Power in storytelling
“I first knew of this case when a Chinatown merchant who grew up knowing this man told me she’d lent him money and he never paid her back,” said Mak. Months later, another senior woman told Mak that she had known Chu, her life insurance broker, over 30 years, and that he’d taken her money.
In 2016, the second woman and her husband, who had saved money to retire as garment workers, were approached by Chu and his father, asking to borrow $5,000 to be paid back with 15% interest, which was paid in full. In mid-2017, the two approached the senior couple again asking to borrow $230,000 and, after receiving regular interest payments, asked for $50,000 more, and then another $50,000.

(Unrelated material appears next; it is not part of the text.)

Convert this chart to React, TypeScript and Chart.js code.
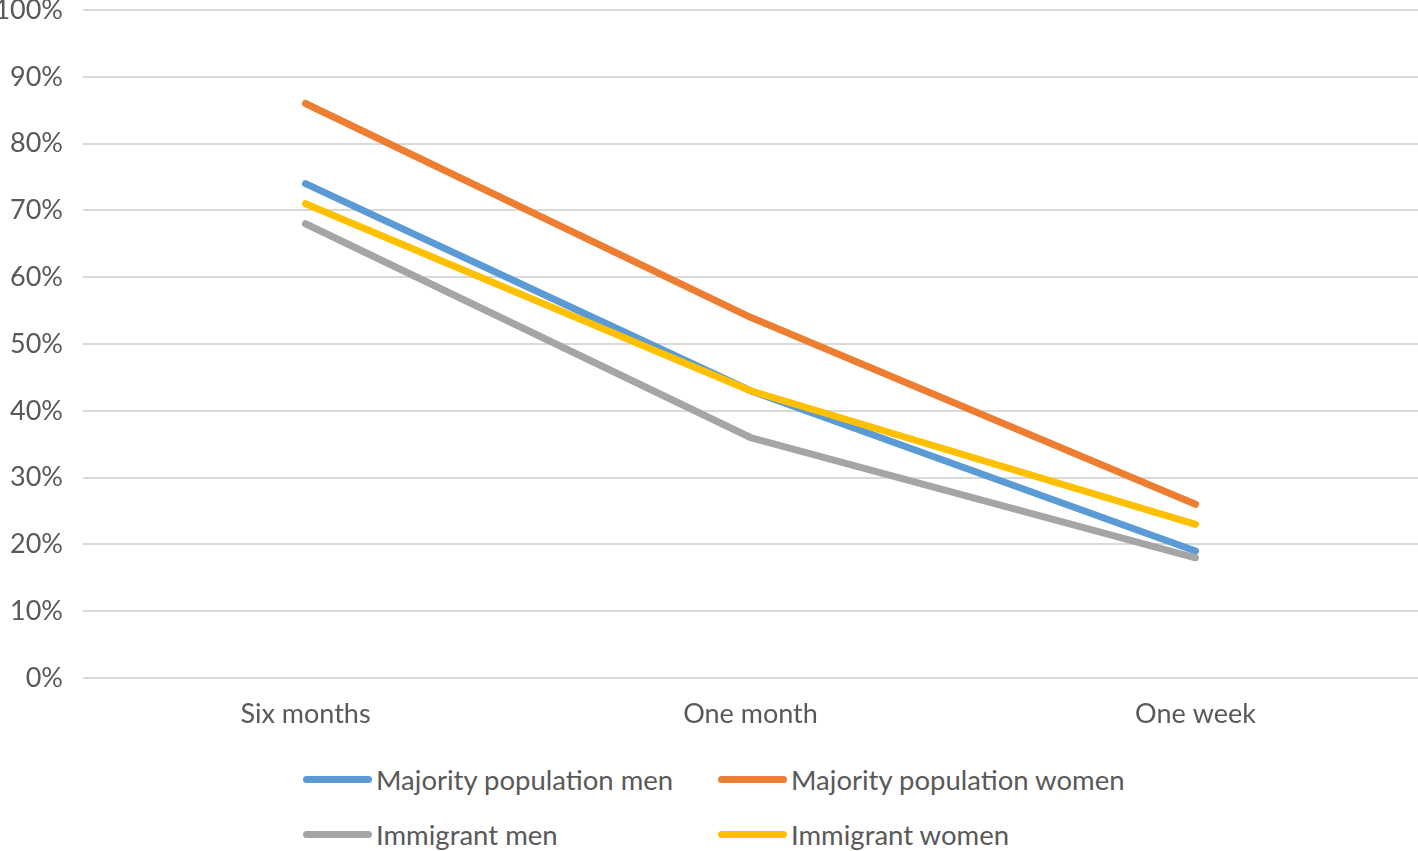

By January 2018, the Chus told the couple to sign a document to protect their investments. The husband was very sick — “on his deathbed,” Mak said — and as monolingual Chinese they couldn’t read the document, but signed it under power of attorney, having trusted Chu.
The couple later learned they had signed a loan on their property for $800,000 that Chu received; to refinance the property, as they weren’t making payments, the Chus then took out $1.2 million, bringing the total mortgage to over $2 million alongside the original loan.
The Chus then convinced the victims, unable to pay these loans themselves, to sell the property.
When Mak realized this case was related to the earlier case of the merchant, she filed a report with SFPD, found similar reports filed from other victims, went to the District Attorney and then filed a San Francisco Superior Court lawsuit in 2019.
After the indictment made the news, many other victims reached out to Mak, such as one monolingual senior in Chinatown tens of thousands of dollars deep in a cryptocurrency scam.
“Many times, the headlines talk about victims, and it really is a very sad story,” said Mak. “But by reporting, they stopped other victims from being victims, stopped this scammer from getting more money, and there’s a lot of power in those stories.”